Plot Major Releases and Milestones

With your prioritized initiatives and chosen format, start filling in your roadmap. Place each major initiative or feature into a time slot based on when you aim to work on it or release it. For example, if "Improve Onboarding Flow" is a big Q1 project, put that under Q1. Maybe "Premium Tier Launch" is targeted for Q3, so it goes there. Don’t overcrowd a single quarter – be realistic about how much the team can handle. It’s better to under-promise and over-deliver. If you have any significant milestones or deadlines, mark those too. A milestone could be an external event like "Launch at Industry Conference" in Q2 or an internal checkpoint like "Beta testing phase". Use labels or icons to denote milestones if using a visual format. This step is where your roadmap starts taking shape as a schedule. It’s fine if further-out items are less detailed (e.g., Q4 might just have a general theme like "New Platform Exploration" without exact features yet). The roadmap should communicate both what’s coming and the sequence. After plotting, take a step back and review: Does the timeline seem feasible?
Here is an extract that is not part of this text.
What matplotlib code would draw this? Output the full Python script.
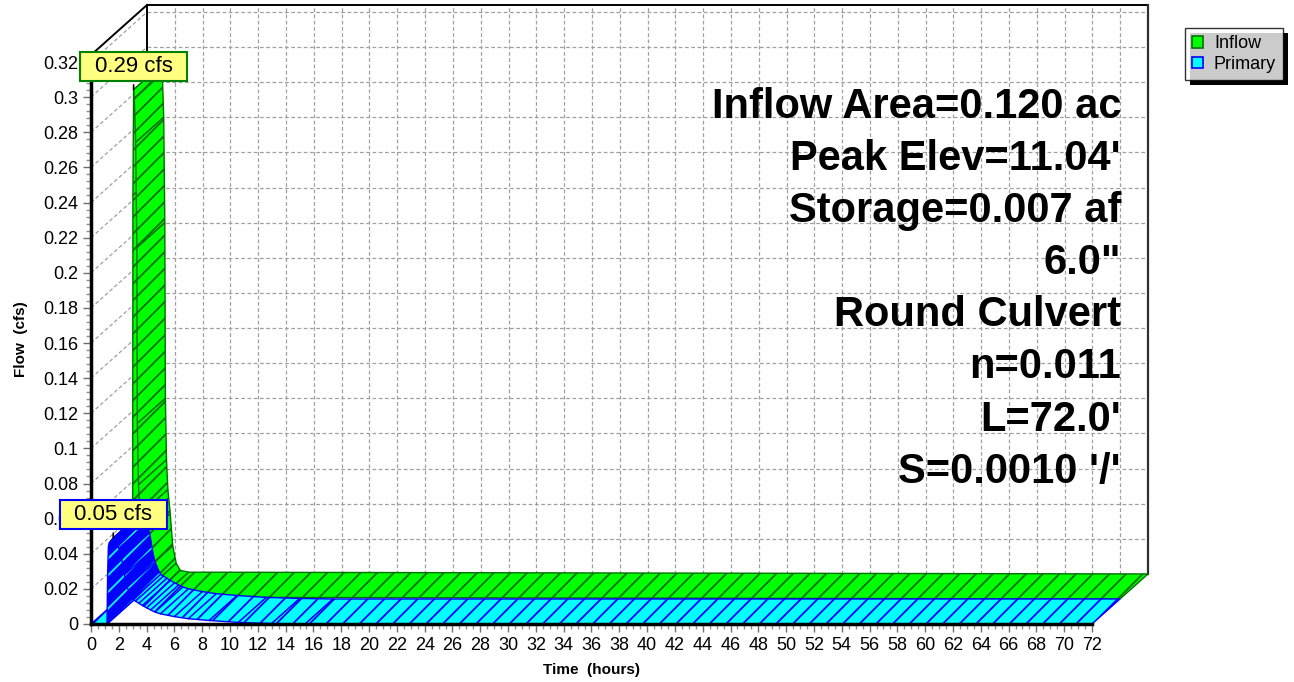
import numpy as np
import matplotlib
matplotlib.use("Agg")
import matplotlib.pyplot as plt
from matplotlib.patches import Polygon, Patch, Rectangle
from matplotlib.text import Text
from matplotlib.ticker import MultipleLocator, FuncFormatter

plt.rcParams['font.family'] = ['Liberation Sans', 'DejaVu Sans']
plt.rcParams['hatch.linewidth'] = 1.3

# hydrographs (hours, cfs)
time_inflow = [0, 0.98, 1.0, 1.05, 1.1, 1.2, 1.28, 1.32, 1.4, 1.5, 1.65, 1.85, 2.1, 2.4, 3.0, 72]
flow_inflow = [0, 0, 0.23, 0.29, 0.285, 0.26, 0.20, 0.10, 0.065, 0.048, 0.036, 0.016, 0.006, 0.002, 0.001, 0.0]

time_primary = [0, 1.15, 1.2, 1.25, 1.3, 1.4, 1.5, 1.6, 1.7, 1.8, 1.9, 2.0, 2.1, 2.2, 2.3, 2.4,
                2.5, 2.6, 2.7, 2.8, 2.9, 3.0, 3.2, 3.45, 3.7, 4.0, 4.3, 4.6, 5.0, 6.0, 7.0,
                8.5, 10.6, 13.0, 15.4, 72]
flow_primary = [0, 0, 0.030, 0.044, 0.046, 0.047, 0.048, 0.049, 0.049, 0.047, 0.045, 0.043, 0.040,
                0.0376, 0.033, 0.028, 0.024, 0.021, 0.019, 0.017, 0.0155, 0.014, 0.013, 0.0118,
                0.0105, 0.0092, 0.008, 0.0068, 0.0058, 0.0042, 0.003, 0.002, 0.0009, 0.0003, 0.0, 0.0]

series_names = ["Inflow", "Primary"]
peak_labels = ["0.29 cfs", "0.05 cfs"]
info_lines = ["Inflow Area=0.120 ac", "Peak Elev=11.04'", "Storage=0.007 af", '6.0"',
              "Round Culvert", "n=0.011", "L=72.0'", "S=0.0010 '/'"]

W, H = 1294, 682
fig = plt.figure(figsize=(W / 100, H / 100), dpi=100)
ax = fig.add_axes([91 / W, 58 / H, 1001 / W, 569 / H])
XMAX, YMAX = 72, 0.324
ax.set_xlim(0, XMAX)
ax.set_ylim(0, YMAX)
ax.patch.set_visible(False)

# depth of the pseudo 3d box, in data units
DX = 4.03
DY = 0.0285
# pixel sizes of one data unit, used to tell steep faces from flat ones
PX_X = 1001 / XMAX
PX_Y = 569 / YMAX

grid_kw = dict(color='#a0a0a0', ls=(0, (3, 2)), lw=0.9, clip_on=False, zorder=0.5)
for t in np.arange(2, XMAX, 2):
    ax.plot([t + DX, t + DX], [DY, YMAX + DY], **grid_kw)
for q in np.arange(0.02, YMAX, 0.02):
    ax.plot([DX, XMAX + DX], [q + DY, q + DY], **grid_kw)
    ax.plot([0, DX], [q, q + DY], **grid_kw)

edge_kw = dict(color='black', lw=1.4, clip_on=False, zorder=0.6)
ax.plot([DX, XMAX + DX], [YMAX + DY, YMAX + DY], **edge_kw)
ax.plot([DX, DX], [DY, YMAX + DY], **edge_kw)
ax.plot([XMAX + DX, XMAX + DX], [DY, YMAX + DY], color='#303030', lw=1.6, clip_on=False, zorder=0.6)
ax.plot([0, DX], [YMAX, YMAX + DY], **edge_kw)


def draw_ribbon(t, q, z0, z1, face, edge, dark_steep=False):
    depth_slope = (DY * PX_Y) / (DX * PX_X)
    for i in range(len(t) - 1):
        pts = [(t[i] + z0 * DX, q[i] + z0 * DY),
               (t[i + 1] + z0 * DX, q[i + 1] + z0 * DY),
               (t[i + 1] + z1 * DX, q[i + 1] + z1 * DY),
               (t[i] + z1 * DX, q[i] + z1 * DY)]
        dx_px = (t[i + 1] - t[i]) * PX_X
        dy_px = abs(q[i + 1] - q[i]) * PX_Y
        steep = dy_px > depth_slope * dx_px
        if dark_steep and steep:
            # densely sampled faces read as solid dark with light streaks
            ax.add_patch(Polygon(pts, closed=True, facecolor=edge, edgecolor=face,
                                 hatch='//', lw=0, clip_on=False, zorder=2))
            ax.add_patch(Polygon(pts, closed=True, fill=False, edgecolor=edge,
                                 lw=1.0, clip_on=False, zorder=2))
        else:
            ax.add_patch(Polygon(pts, closed=True, facecolor=face, edgecolor=edge,
                                 hatch='//', lw=1.0, clip_on=False, zorder=2))


# back series first, then the front one
draw_ribbon(time_inflow, flow_inflow, 0.5, 1.0, '#00ff00', '#007000')
draw_ribbon(time_primary, flow_primary, 0.0, 0.5, '#00ffff', '#0000ff', dark_steep=True)

# front axes
for s in ['top', 'right']:
    ax.spines[s].set_visible(False)
for s in ['left', 'bottom']:
    ax.spines[s].set_linewidth(2.5)
    ax.spines[s].set_zorder(3)
ax.xaxis.set_major_locator(MultipleLocator(2))
ax.xaxis.set_minor_locator(MultipleLocator(0.5))
ax.yaxis.set_major_locator(MultipleLocator(0.02))
ax.yaxis.set_minor_locator(MultipleLocator(0.004))
ax.yaxis.set_major_formatter(FuncFormatter(lambda v, _: f'{v:g}'))
ax.tick_params(which='major', direction='out', length=6, width=1, color='#707070',
               labelsize=13, pad=3)
ax.tick_params(which='minor', direction='out', length=3.5, width=1, color='#909090')
ax.set_xlabel("Time  (hours)", fontsize=11, fontweight='bold', labelpad=7)
ax.set_ylabel("Flow  (cfs)", fontsize=11, fontweight='bold', labelpad=11)

# peak callouts
series = [(time_inflow, flow_inflow, 0.5, '#008000'), (time_primary, flow_primary, 0.0, '#0000ff')]
callouts = []
for (t, q, z, ec), txt in zip(series, peak_labels):
    k = int(np.argmax(q))
    an = ax.annotate(txt, xy=(t[k] + z * DX, q[k] + z * DY), xytext=(0, 17), textcoords='offset points',
                     ha='center', va='center', fontsize=16, zorder=10, annotation_clip=False,
                     arrowprops=dict(arrowstyle='-', color='black', lw=1.2, shrinkA=4, shrinkB=0,
                                     relpos=(0.5, 0)))
    callouts.append((an, ec))

# info text block
for i, line in enumerate(info_lines):
    fig.text(1121 / W, 1 - (118 + 52.1 * i) / H, line, ha='right', va='baseline',
             fontsize=30, fontweight='bold')

handles = [Patch(facecolor='#00ff00', edgecolor='#007000', lw=1.2),
           Patch(facecolor='#00ffff', edgecolor='#0000ff', lw=1.2)]
leg = fig.legend(handles, series_names, loc='upper left', bbox_to_anchor=(1185 / W, 1 - 28 / H),
                 fontsize=13, frameon=True, fancybox=False, edgecolor='black',
                 handlelength=0.6, handleheight=0.6, handletextpad=0.6, borderpad=0.4,
                 labelspacing=0.2, borderaxespad=0)
leg.get_frame().set_linewidth(1.0)

fig.canvas.draw()
renderer = fig.canvas.get_renderer()
bb = leg.get_window_extent()
fig.patches.append(Rectangle((bb.x0 + 5, bb.y0 - 5), bb.width, bb.height, transform=None,
                             facecolor='black', zorder=4))
# yellow boxes behind the callout texts
for an, ec in callouts:
    tb = Text.get_window_extent(an, renderer)
    cx, cy = (tb.x0 + tb.x1) / 2, (tb.y0 + tb.y1) / 2
    ax.add_patch(Rectangle((cx - 53.5, cy - 14.5), 107, 29, transform=None, facecolor='#ffff80',
                           edgecolor=ec, lw=1.5, clip_on=False, zorder=9.5))

fig.savefig("out.png", dpi=100)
Does each piece align with a goal? Is there a logical progression (e.g., you built the foundation before the fancy add-ons)? Adjust as needed, because it’s easier to tweak now than when teams are already working on it.

Communicating and Updating Your Roadmap

Collaborate and Get Buy-In

A roadmap isn’t much use if it only lives in your head or on your computer. It’s a communication tool, so you’ll want to share it and get feedback. Start by reviewing it with your immediate team (engineers, designers, etc.) to ensure it’s realistic from their perspective. They might say, “Q2 looks too packed” or “If we want Q3 launch for that feature, we need to start earlier.” Adjust if necessary – the team will feel more ownership if they had input. Next, present the roadmap to stakeholders for buy-in. This could be in a meeting with your manager, other department heads, or even the whole company if it’s a small startup. When you share, don’t just show the what and when – also explain the why. For instance, “In Q1, we’re focusing on onboarding improvements because our data shows new users are dropping off early. This aligns with our goal to boost user retention.” When stakeholders understand the reasoning, they’re more likely to support the plan. Be open to their questions and suggestions. Maybe sales says, “Clients keep asking for feature X; can we pull that sooner?” You might adjust the roadmap if that aligns with your goals, or explain why it’s scheduled later. Collaboration turns the roadmap from just your plan into *the* plan that everyone is behind.

Keep It Updated

A roadmap is a living document. Things will change – and that’s okay! New opportunities arise, some experiments fail and need rethinking, timelines shift due to unexpected challenges. The important thing is to keep the roadmap current. Set a routine to revisit it – say, at the end of each sprint or every month/quarter. Update the status: mark things as completed, adjust timelines if something took longer, and add any new items that have been prioritized. When changes are significant, communicate them to stakeholders. For example, if a big Q2 feature moves to Q3, let people know and explain why (perhaps user testing revealed you need to redesign it, pushing the timeline). This maintains trust; people know they can rely on the roadmap for the latest info. Also, don’t clutter the roadmap with too much detail as you update it – it’s meant to stay high-level. If an item changes scope, reflect that broadly (like rename “Improve Onboarding” to “Revamp Onboarding with Tutorial” if you refined the approach). Lastly, celebrate milestones on your roadmap – when you hit a release, maybe turn that item green or check it off. It feels good for the team and signals progress to everyone watching. Your first roadmap might not be perfect, but by keeping it up-to-date and relevant, it will remain a trusted guide for your product journey.